Research update! Anthropogenic noise and cardinals on the Preserve

A hearty congratulations are in order for Preserve Research Associate, Shawn Smith! Shawn is a PhD candidate at George Mason University’s environmental science and policy program, and recently won best student speed talk for his presentation for the Virginia chapter of The Wildlife Society. We are so proud of Shawn and the important work he is conducting, some of which happened right here at the Preserve.

Shawn receiving his award at the VA-TWS meeting!

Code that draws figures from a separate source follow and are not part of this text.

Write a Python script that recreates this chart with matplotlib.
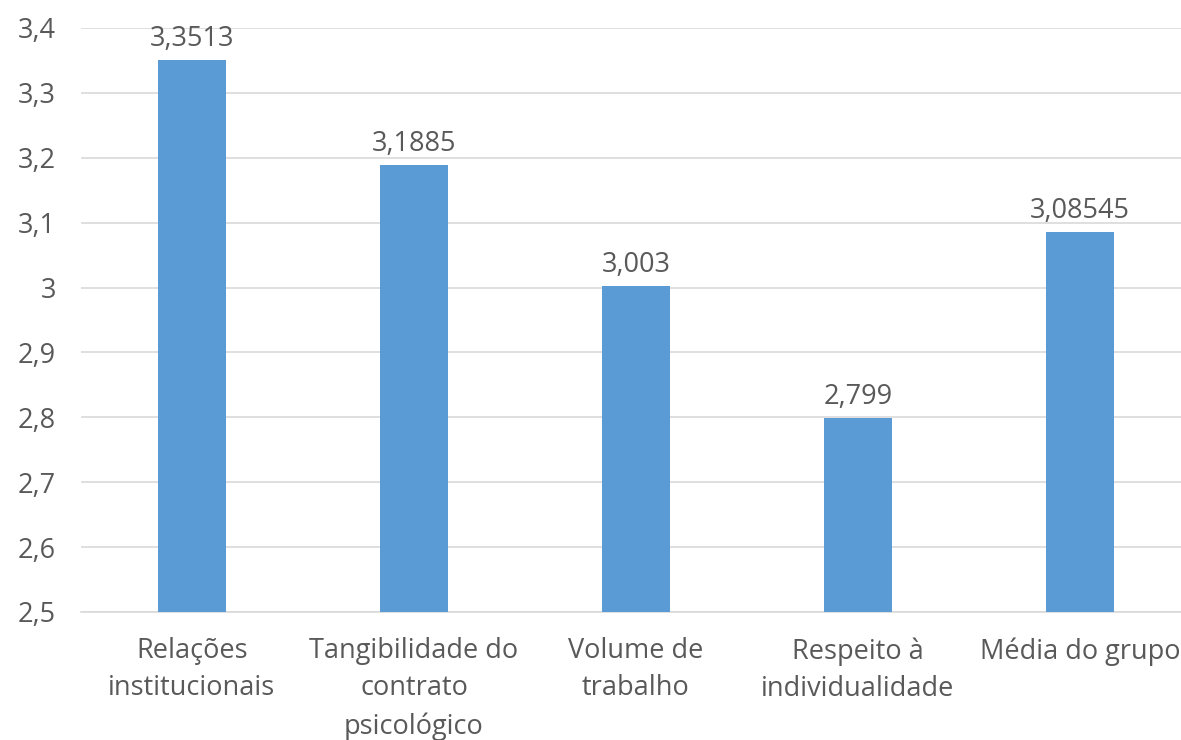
import matplotlib.pyplot as plt

categories = ["Relações\ninstitucionais", "Tangibilidade do\ncontrato\npsicológico",
              "Volume de\ntrabalho", "Respeito à\nindividualidade", "Média do grupo"]
values = [3.3513, 3.1885, 3.003, 2.799, 3.08545]
value_labels = ["3,3513", "3,1885", "3,003", "2,799", "3,08545"]
yticks = [2.5, 2.6, 2.7, 2.8, 2.9, 3.0, 3.1, 3.2, 3.3, 3.4]
ytick_labels = ["2,5", "2,6", "2,7", "2,8", "2,9", "3", "3,1", "3,2", "3,3", "3,4"]

plt.rcParams['font.family'] = ['Open Sans', 'DejaVu Sans']
text_color = '#595959'

fig = plt.figure(figsize=(11.81, 7.40), dpi=100)
ax = fig.add_axes([81 / 1181, 128 / 740, 1110 / 1181, 584 / 740])

x = range(len(categories))
ax.bar(x, values, width=0.31, color='#5B9BD5', zorder=3)

for xi, v, lab in zip(x, values, value_labels):
    ax.annotate(lab, (xi, v), xytext=(0, 5), textcoords='offset points',
                ha='center', va='bottom', fontsize=19.5, color=text_color)

ax.set_xlim(-0.5, len(categories) - 0.5)
ax.set_ylim(2.5, 3.4)
ax.set_yticks(yticks)
ax.set_yticklabels(ytick_labels, fontsize=19.5, color=text_color)
ax.set_xticks(list(x))
ax.set_xticklabels(categories, fontsize=19.5, color=text_color, linespacing=1.45)

ax.yaxis.grid(True, color='#D9D9D9', linewidth=1.2, zorder=0)
ax.tick_params(axis='both', length=0)
ax.tick_params(axis='y', pad=18)
ax.tick_params(axis='x', pad=18)
for side in ['top', 'right', 'left']:
    ax.spines[side].set_visible(False)
ax.spines['bottom'].set_color('#D9D9D9')
ax.spines['bottom'].set_linewidth(1.2)

fig.savefig('out.png', dpi=100)
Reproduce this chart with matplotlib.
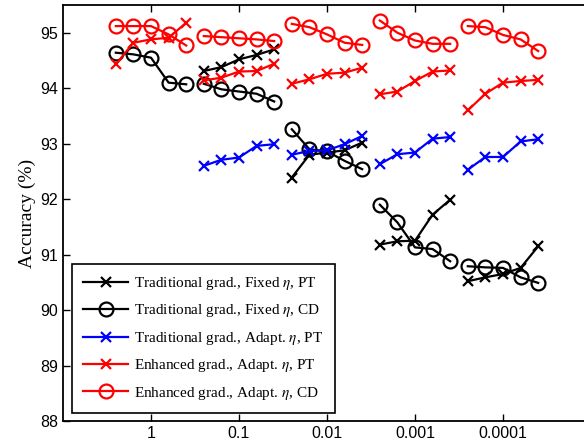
import matplotlib
matplotlib.use('Agg')
import matplotlib.pyplot as plt
import numpy as np

plt.rcParams['mathtext.fontset'] = 'stix'

# learning rates (one group of points per rate) and offsets in decades inside a group
rates = [1, 0.1, 0.01, 0.001, 0.0001]
offsets = [0.4, 0.2, 0.0, -0.2, -0.4]

trad_fixed_pt = [None,
                 [94.31, 94.38, 94.52, 94.60, 94.70],
                 [92.39, 92.80, 92.84, 92.88, 93.02],
                 [91.18, 91.24, 91.25, 91.72, 91.99],
                 [90.52, 90.59, 90.65, 90.76, 91.15]]
trad_fixed_cd = [[94.64, 94.61, 94.55, 94.10, 94.07],
                 [94.08, 93.98, 93.94, 93.90, 93.76],
                 [93.26, 92.90, 92.86, 92.69, 92.54],
                 [91.90, 91.58, 91.13, 91.10, 90.88],
                 [90.79, 90.77, 90.76, 90.59, 90.49]]
trad_adapt_pt = [None,
                 [92.60, 92.71, 92.75, 92.96, 92.99],
                 [92.80, 92.87, 92.88, 92.99, 93.14],
                 [92.63, 92.81, 92.84, 93.09, 93.12],
                 [92.53, 92.76, 92.76, 93.04, 93.08]]
enh_adapt_pt = [[94.43, 94.82, 94.88, 94.91, 95.18],
                [94.14, 94.19, 94.30, 94.31, 94.44],
                [94.08, 94.16, 94.26, 94.28, 94.37],
                [93.89, 93.94, 94.13, 94.30, 94.32],
                [93.60, 93.90, 94.10, 94.13, 94.15]]
enh_adapt_cd = [[95.12, 95.12, 95.12, 94.97, 94.77],
                [94.94, 94.92, 94.90, 94.88, 94.85],
                [95.16, 95.10, 94.97, 94.82, 94.78],
                [95.22, 95.00, 94.86, 94.80, 94.80],
                [95.12, 95.10, 94.96, 94.88, 94.67]]

series = [
    (trad_fixed_pt, 'k', 'x', r'Traditional grad., Fixed $\eta$, PT'),
    (trad_fixed_cd, 'k', 'o', r'Traditional grad., Fixed $\eta$, CD'),
    (trad_adapt_pt, 'b', 'x', r'Traditional grad., Adapt. $\eta$, PT'),
    (enh_adapt_pt, 'r', 'x', r'Enhanced grad., Adapt. $\eta$, PT'),
    (enh_adapt_cd, 'r', 'o', r'Enhanced grad., Adapt. $\eta$, CD'),
]

fig = plt.figure(figsize=(5.84, 4.42), dpi=100)
ax = fig.add_axes([63/584, 21/442, 528/584, 416/442])

for groups, col, mk, lab in series:
    first = True
    for lr, vals in zip(rates, groups):
        if vals is None:
            continue
        xs = [lr * 10**o for o in offsets]
        kw = dict(color=col, marker=mk, lw=1.6, mew=1.6)
        if mk == 'o':
            kw.update(markersize=10, markerfacecolor='none')
        else:
            kw.update(markersize=7)
        ax.plot(xs, vals, label=lab if first else None, **kw)
        first = False

ax.set_xscale('log')
ax.set_xlim(10, 1e-5)
ax.set_ylim(88, 95.5)
ax.set_xticks(rates)
ax.set_xticklabels(['1', '0.1', '0.01', '0.001', '0.0001'])
ax.xaxis.set_minor_locator(matplotlib.ticker.NullLocator())
ax.set_yticks(np.arange(88, 96, 1))
ax.tick_params(direction='in', top=True, right=True, length=5, width=1,
               labelsize=11.5)
for lbl in ax.get_xticklabels() + ax.get_yticklabels():
    lbl.set_family('Liberation Sans')
for s in ax.spines.values():
    s.set_linewidth(1.3)

ax.set_ylabel('Accuracy (%)', family='Liberation Serif', fontsize=14, labelpad=3)

leg = ax.legend(loc='lower left', bbox_to_anchor=(0.017, 0.019), borderaxespad=0,
                fancybox=False, edgecolor='k', framealpha=1, handlelength=2.9,
                handletextpad=0.4, labelspacing=0.68, borderpad=0.75,
                prop={'family': 'Liberation Serif', 'size': 11})
leg.get_frame().set_linewidth(1.2)

plt.savefig('out.png', dpi=100)
plt.close()
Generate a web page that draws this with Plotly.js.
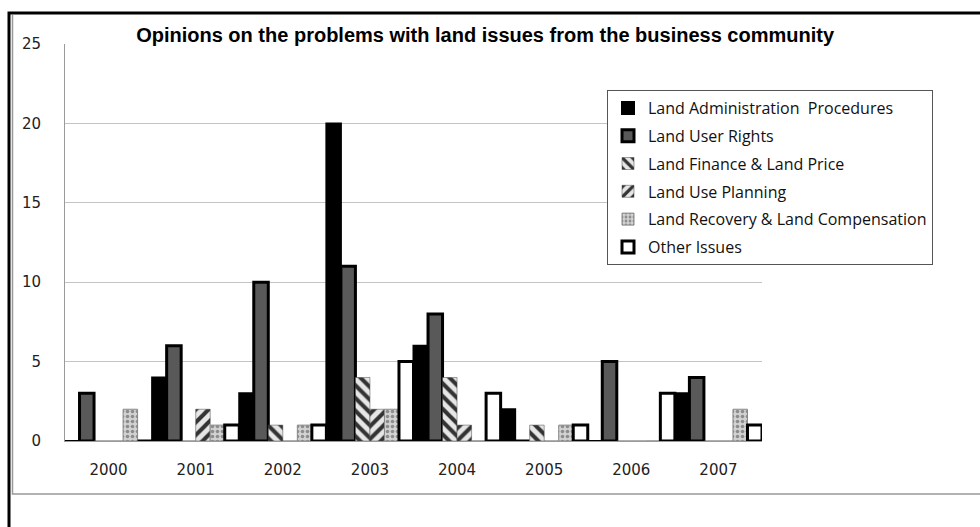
<!DOCTYPE html>
<html>
<head>
<meta charset="utf-8">
<script src="https://cdn.plot.ly/plotly-3.0.1.min.js"></script>
<style>html,body{margin:0;padding:0;background:#fff;}#chart{width:980px;height:527px;}</style>
</head>
<body>
<div id="chart"></div>
<script>
const years = ['2000','2001','2002','2003','2004','2005','2006','2007'];
const adminProcedures = [0,4,3,20,6,2,0,3];
const userRights = [3,6,10,11,8,0,5,4];
const financePrice = [0,0,1,4,4,1,0,0];
const usePlanning = [0,2,0,2,1,0,0,0];
const recoveryCompensation = [2,1,1,2,0,1,0,2];
const otherIssues = [0,1,1,5,3,1,3,1];
const seriesNames = ['Land Administration  Procedures','Land User Rights','Land Finance & Land Price','Land Use Planning','Land Recovery & Land Compensation','Other Issues'];
const yTicks = [0,5,10,15,20,25];

const L = 65, R = 762, T = 44, B = 441, W = 980, H = 527;
const px = v => (v - L) / (R - L);
const py = v => (B - v) / (B - T);

const traces = [
  {y: adminProcedures, name: seriesNames[0], marker: {color: '#000', line: {color: '#000', width: 2}}},
  {y: userRights, name: seriesNames[1], marker: {color: '#595959', line: {color: '#000', width: 3}}},
  {y: financePrice, name: seriesNames[2], marker: {color: '#e0e0e0', line: {color: '#444', width: 0.5}, pattern: {shape: '\\', fgcolor: '#333', bgcolor: '#e6e6e6', size: 9, solidity: 0.45}}},
  {y: usePlanning, name: seriesNames[3], marker: {color: '#e0e0e0', line: {color: '#444', width: 0.5}, pattern: {shape: '/', fgcolor: '#333', bgcolor: '#e6e6e6', size: 9, solidity: 0.45}}},
  {y: recoveryCompensation, name: seriesNames[4], marker: {color: '#c8c8c8', line: {color: '#888', width: 1}, pattern: {shape: '.', fgcolor: '#8c8c8c', bgcolor: '#d2d2d2', size: 5, solidity: 0.4}}},
  {y: otherIssues, name: seriesNames[5], marker: {color: '#fff', line: {color: '#000', width: 3}}}
].map((t, i) => Object.assign({type: 'bar', x: years, legendgroup: 'g' + i, hoverinfo: 'x+y+name'}, t));

const layout = {
  width: W, height: H,
  margin: {l: L, r: W - R, t: T, b: H - B, pad: 0},
  paper_bgcolor: '#fff', plot_bgcolor: '#fff',
  barmode: 'group', bargap: 0, bargroupgap: 0,
  font: {family: 'DejaVu Sans, sans-serif', color: '#222'},
  title: {text: '<b>Opinions on the problems with land issues from the business community</b>',
          font: {family: 'Liberation Sans, sans-serif', size: 20, color: '#000'},
          x: 0.495, xanchor: 'center', y: 1 - 35 / H, yanchor: 'middle'},
  xaxis: {type: 'category', showgrid: false, showline: true, linecolor: '#9a9a9a', linewidth: 1,
          ticks: '', tickfont: {size: 15, color: '#222'}, ticklabelstandoff: 15, zeroline: false},
  yaxis: {range: [0, 25], tickvals: yTicks, ticktext: yTicks.map(String), showgrid: true, gridcolor: '#c4c4c4', gridwidth: 1,
          showline: true, linecolor: '#9a9a9a', linewidth: 1, ticks: '', zeroline: false,
          tickfont: {size: 15, color: '#222'}, ticklabelstandoff: 20},
  legend: {x: px(607), y: py(90), xanchor: 'left', yanchor: 'top', bgcolor: '#fff', bordercolor: '#555', borderwidth: 1,
           font: {family: 'Open Sans, sans-serif', size: 16, color: '#111'}, tracegroupgap: 4, traceorder: 'grouped'},
  showlegend: true,
  shapes: [
    {type: 'path', xref: 'paper', yref: 'paper', path: `M ${px(9)} ${py(H)} L ${px(9)} ${py(13)} L ${px(W)} ${py(13)}`,
     line: {color: '#000', width: 3}},
    {type: 'path', xref: 'paper', yref: 'paper', path: `M ${px(12.5)} ${py(15)} L ${px(12.5)} ${py(494)} L ${px(W)} ${py(494)}`,
     line: {color: '#999', width: 1.5}}
  ]
};

Plotly.newPlot('chart', traces, layout, {displayModeBar: false, staticPlot: true});
</script>
</body>
</html>
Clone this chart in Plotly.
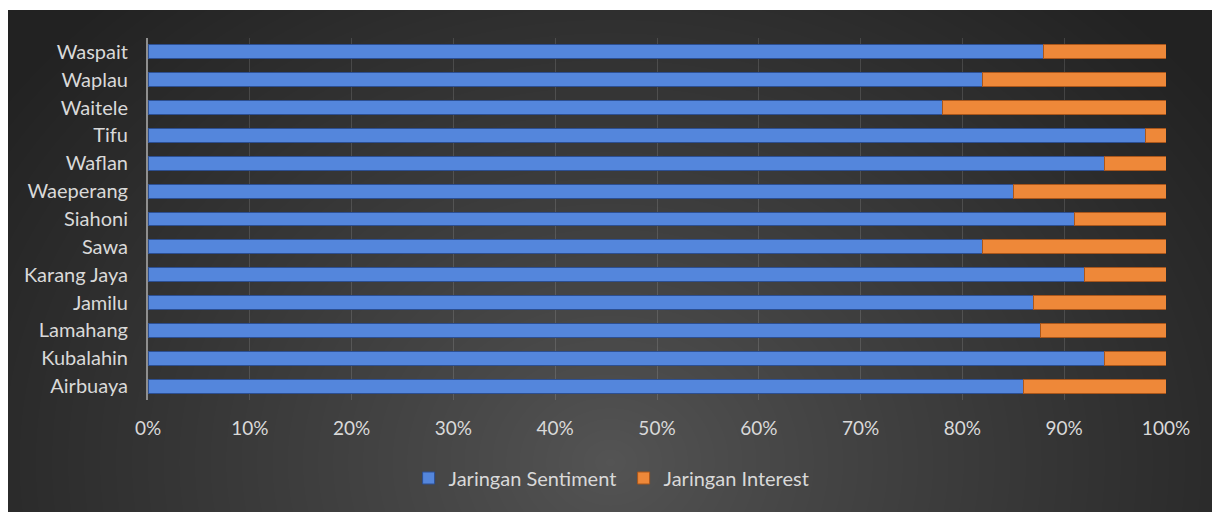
import base64, struct, zlib
import numpy as np
import plotly.graph_objects as go

# ---------------- data ----------------
villages = ["Airbuaya", "Kubalahin", "Lamahang", "Jamilu", "Karang Jaya", "Sawa",
            "Siahoni", "Waeperang", "Waflan", "Tifu", "Waitele", "Waplau", "Waspait"]
sentiment = [86, 94, 87.7, 87, 92, 82, 91, 85, 94, 98, 78, 82, 88]
interest = [14, 6, 12.3, 13, 8, 18, 9, 15, 6, 2, 22, 18, 12]
x_ticks = [0, 10, 20, 30, 40, 50, 60, 70, 80, 90, 100]
x_tick_labels = [f"{v}%" for v in x_ticks]

# ---------------- geometry ----------------
W, H = 1204, 502
ML, MR, MT, MB = 140, 46, 28, 112
PW, PH = W - ML - MR, H - MT - MB


def make_png(arr):
    h, w, _ = arr.shape
    raw = b"".join(b"\x00" + arr[i].tobytes() for i in range(h))

    def chunk(tag, data):
        c = struct.pack(">I", len(data)) + tag + data
        return c + struct.pack(">I", zlib.crc32(tag + data) & 0xFFFFFFFF)

    return (b"\x89PNG\r\n\x1a\n" + chunk(b"IHDR", struct.pack(">IIBBBBB", w, h, 8, 2, 0, 0, 0))
            + chunk(b"IDAT", zlib.compress(raw, 9)) + chunk(b"IEND", b""))


# radial dark gradient background
yy, xx = np.mgrid[0:H, 0:W].astype(float)
cx, cy = W * 0.5, H * 0.9
d = np.sqrt(((xx - cx) / (W * 0.62)) ** 2 + ((yy - cy) / (H * 1.25)) ** 2)
t = np.clip(d, 0, 1) ** 0.9
c_in, c_out = np.array([84, 84, 84]), np.array([34, 34, 34])
img = (c_in[None, None, :] * (1 - t[..., None]) + c_out[None, None, :] * t[..., None]).round().astype(np.uint8)
bg_uri = "data:image/png;base64," + base64.b64encode(make_png(img)).decode()

FONT = "Lato"
TXT = "#d9d9d9"

fig = go.Figure()
fig.add_trace(go.Bar(
    y=villages, x=sentiment, orientation="h", name="Jaringan Sentiment",
    marker=dict(color="#5486dc", line=dict(color="#2c4f92", width=1)),
))
fig.add_trace(go.Bar(
    y=villages, x=interest, orientation="h", name="Jaringan Interest",
    marker=dict(color="#ee8839", line=dict(color="#a9561b", width=1)),
))

fig.update_layout(
    width=W, height=H,
    margin=dict(l=ML, r=MR, t=MT, b=MB),
    barmode="stack", barnorm="percent", bargap=0.5,
    paper_bgcolor="#2e2e2e", plot_bgcolor="rgba(0,0,0,0)",
    font=dict(family=FONT, size=19, color=TXT),
    images=[dict(source=bg_uri, xref="paper", yref="paper",
                 x=-ML / PW, y=1 + MT / PH, sizex=W / PW, sizey=H / PH,
                 xanchor="left", yanchor="top", sizing="stretch", layer="below")],
    xaxis=dict(range=[0, 100], tickvals=x_ticks, ticktext=x_tick_labels,
               showgrid=True, gridcolor="rgba(255,255,255,0.13)", gridwidth=1,
               zeroline=False, showline=False, ticks="", ticklabelstandoff=15,
               tickfont=dict(family=FONT, size=19, color=TXT), fixedrange=True),
    yaxis=dict(showgrid=False, zeroline=False, showline=True, linecolor="#8f8f8f",
               linewidth=2, ticks="", ticklabelstandoff=14,
               tickfont=dict(family=FONT, size=20, color=TXT),
               categoryorder="array", categoryarray=villages, fixedrange=True),
    legend=dict(orientation="h", x=0.256, xanchor="left", y=-78 / PH, yanchor="middle",
                entrywidth=170, entrywidthmode="pixels",
                font=dict(family=FONT, size=20, color=TXT), bgcolor="rgba(0,0,0,0)",
                traceorder="normal", itemclick=False, itemdoubleclick=False),
    showlegend=True,
)

fig.write_html("out.html", config={"displayModeBar": False},
               post_script="document.body.style.margin='10px 0 0 8px';document.body.style.overflow='hidden';")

His research takes a look at how anthropogenic (or human-created) noise affects communication in songbirds. While his analysis is still ongoing, he let us know that he has found evidence that birds like the Northern Cardinal are committing more “communication errors” in areas with higher levels of noise. As Shawn explained, “They don’t always hear or respond to calls when they are expected to, and sometimes they commit false alarms. This equates to us picking up our phone when it isn’t ringing or believing we heard a knock at the door when there wasn’t anyone knocking.”

This is the first experimental study of its kind and will have important conservation implications. Birds like the cardinal rely heavily on acoustic signaling for mate attraction, predator avoidance, and more. By demonstrating in the field that human noise (like from traffic on 66!) affects their success in this, Shawn is laying critical groundwork for further study and conservation practices.

Congratulations to Shawn on his recent award, and a huge thank you for his hard work and dedication to bird conservation!